Chi pratica Zen Do Ishi non compie nulla di trascendentale, ma al contrario compie tutto molto normalmente. Ciò lo differenzia dagli altri è che egli compie le azioni per quello che sono; quindi, quando mangia il suo pensiero è rivolto solo al mangiare, quando dorme pensa solo al dormire, quando è in compagnia di una persona pensa solo a questa persona e non ai vantaggi che gli possono derivare dalla compagnia di questa persona.

Questo, è in sintesi, anche la raccomandazione che io faccio sempre ai miei atleti di Karate: quando venite ad allenarvi, fate in modo da lasciare fuori la palestra le vostre preoccupazioni in modo che la vostra menta sia assorbita solo dal Karate.

Questo è ciò che io chiamo vivere in uno stato perenne di samadhi attivo.

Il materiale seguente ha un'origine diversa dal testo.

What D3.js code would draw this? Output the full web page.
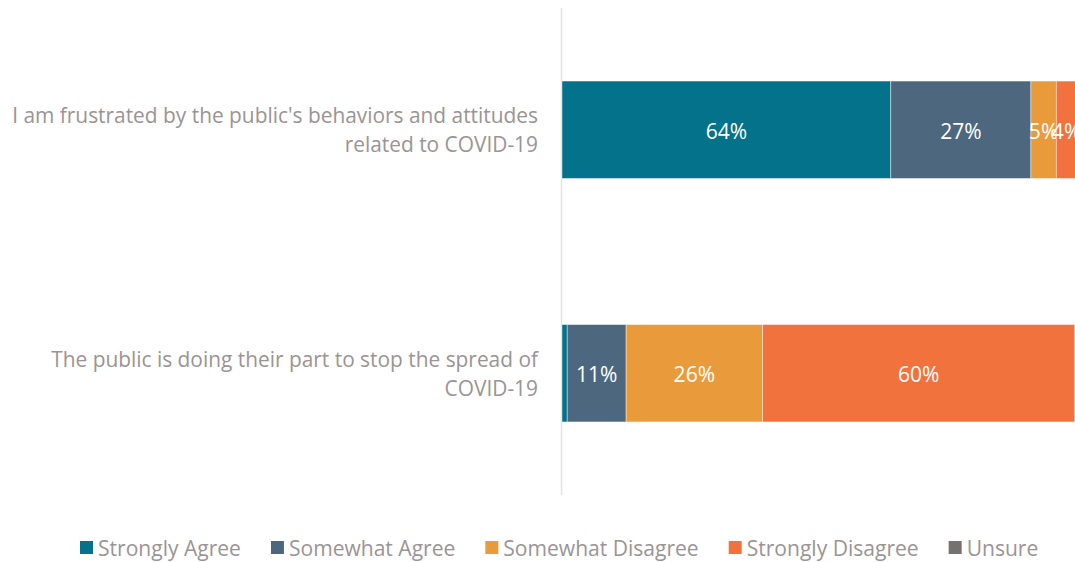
<!DOCTYPE html>
<html><head><meta charset="utf-8">
<script src="https://cdn.jsdelivr.net/npm/d3@7"></script>
<style>html,body{margin:0;padding:0;background:#fff;overflow:hidden}svg{display:block}</style>
</head><body>
<script>
const categories = [
  ["I am frustrated by the public's behaviors and attitudes", "related to COVID-19"],
  ["The public is doing their part to stop the spread of", "COVID-19"]
];
const seriesNames = ["Strongly Agree","Somewhat Agree","Somewhat Disagree","Strongly Disagree","Unsure"];
const seriesColors = ["#04728A","#4D687E","#E99B3C","#F2723D","#767171"];
const stronglyAgree = [63.6, 1.0];
const somewhatAgree = [27.1, 11.4];
const somewhatDisagree = [4.9, 26.4];
const stronglyDisagree = [4.0, 60.4];
const unsure = [0.4, 0.8];

const W = 1075, H = 562;
const font = "'Open Sans', sans-serif";
const textGray = "#9A9495";
const svg = d3.select("body").append("svg").attr("width", W).attr("height", H);

// fit font size so text widths match the reference layout
function fitSize(str, target) {
  const t = svg.append("text").attr("font-family", font).attr("font-size", 20).text(str);
  const w = t.node().getComputedTextLength();
  t.remove();
  return 20 * target / w;
}
const catSize = fitSize(categories[0][0], 526);
const legSize = fitSize("Strongly Agree", 143);

const series = [stronglyAgree, somewhatAgree, somewhatDisagree, stronglyDisagree, unsure];
const rows = categories.map((c, i) => {
  const r = {idx: i};
  seriesNames.forEach((s, j) => r[s] = series[j][i]);
  return r;
});
const stack = d3.stack().keys(seriesNames)(rows);

const x = d3.scaleLinear().domain([0, 100]).range([562, 1079]);
const y = d3.scaleBand().domain(d3.range(categories.length)).range([8, 495]).paddingInner(0.6).paddingOuter(0.3);

// axis line
svg.append("line").attr("x1", x(0) - 0.5).attr("x2", x(0) - 0.5).attr("y1", 8).attr("y2", 495)
  .attr("stroke", "#E3E3E3").attr("stroke-width", 1.5);

const g = svg.append("g");
stack.forEach((layer, j) => {
  layer.forEach((d, i) => {
    const v = d[1] - d[0];
    if (v <= 0) return;
    g.append("rect").attr("x", x(d[0])).attr("y", y(i)).attr("width", x(d[1]) - x(d[0])).attr("height", y.bandwidth())
      .attr("fill", seriesColors[j]).attr("stroke", "#fff").attr("stroke-width", 0.6).attr("stroke-opacity", 0.7);
    if (v >= 3) {
      g.append("text").attr("x", (x(d[0]) + x(d[1])) / 2).attr("y", y(i) + y.bandwidth() / 2 + 1)
        .attr("text-anchor", "middle").attr("dominant-baseline", "central")
        .attr("font-family", font).attr("font-size", legSize).attr("fill", "#fff").text(Math.round(v) + "%");
    }
  });
});

// category labels
categories.forEach((lines, i) => {
  const cy = y(i) + y.bandwidth() / 2;
  const t = svg.append("text").attr("text-anchor", "end").attr("font-family", font).attr("font-size", catSize).attr("fill", textGray);
  lines.forEach((ln, k) => {
    t.append("tspan").attr("x", 538).attr("y", cy - 14.5 + k * 29).attr("dominant-baseline", "central").text(ln);
  });
});

// legend
const lg = svg.append("g");
let lx = 80;
seriesNames.forEach((s, j) => {
  lg.append("rect").attr("x", lx).attr("y", 541).attr("width", 13).attr("height", 13).attr("fill", seriesColors[j]);
  const t = lg.append("text").attr("x", lx + 18).attr("y", 548).attr("dominant-baseline", "central")
    .attr("font-family", font).attr("font-size", legSize).attr("fill", textGray).text(s);
  lx += 18 + t.node().getComputedTextLength() + 30;
});
</script>
</body></html>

Al contrario, una persona media vive in un mondo che fa in modo che tale persona viva nella vita; quindi, questa persona vivrà secondo i canoni impressi dal mondo, pieno di fantasie, insicurezze, per cui quando mangia non pensa che sta interagendo con la natura, con ciò che la natura gli sta offrendo, ma pensa ad altre cose; quando dorme non pensa di fare riposare il suo fisico, la sua mente, ma, al contrario, è talmente pieno di paure che non riesce a dormire; quando è in compagnia di una persona pensa ai vantaggi che può ricavare da questa persona.

Per cui l’uomo non sà vivere la vita, ma vive nella vita.

Lo Zen Do Ishi si propone di conoscere la vera realtà, la vera natura di ogni particolare dell’Universo che cade sotto i suoi sensi, quindi anche noi stessi.

E’ la naturale risposta al detto greco "Gnoti te auton" - Conosci te stesso.

 

Il vedere la natura, nello Zen Do Ishi, è un approccio di tipo "vissuto" in quanto non si cerca di intenderla intellettualmente; è un pensiero che può rimanere ostico agli occidentali specialmente per chi crede sia il pensiero, l’intelletto la risposta al problema dell’esistenza. Ma il discorso intellettuale risulta positivo sino a che si trattano argomenti che possono avere riscontri nella realtà oggettiva; perde, però, il suo valore quando si cerca di trattare in maniera intellettuale problemi che riguardano la natura intima dell’uomo. Quindi, non si può credere di potere risolvere i veri problemi dell’uomo, legati ai bisogni intimi, con il solo pensiero. Proprio per questo motivo l’esperienza del satori non può essere spiegata, ne compresa da chi non l’abbia già sperimentata.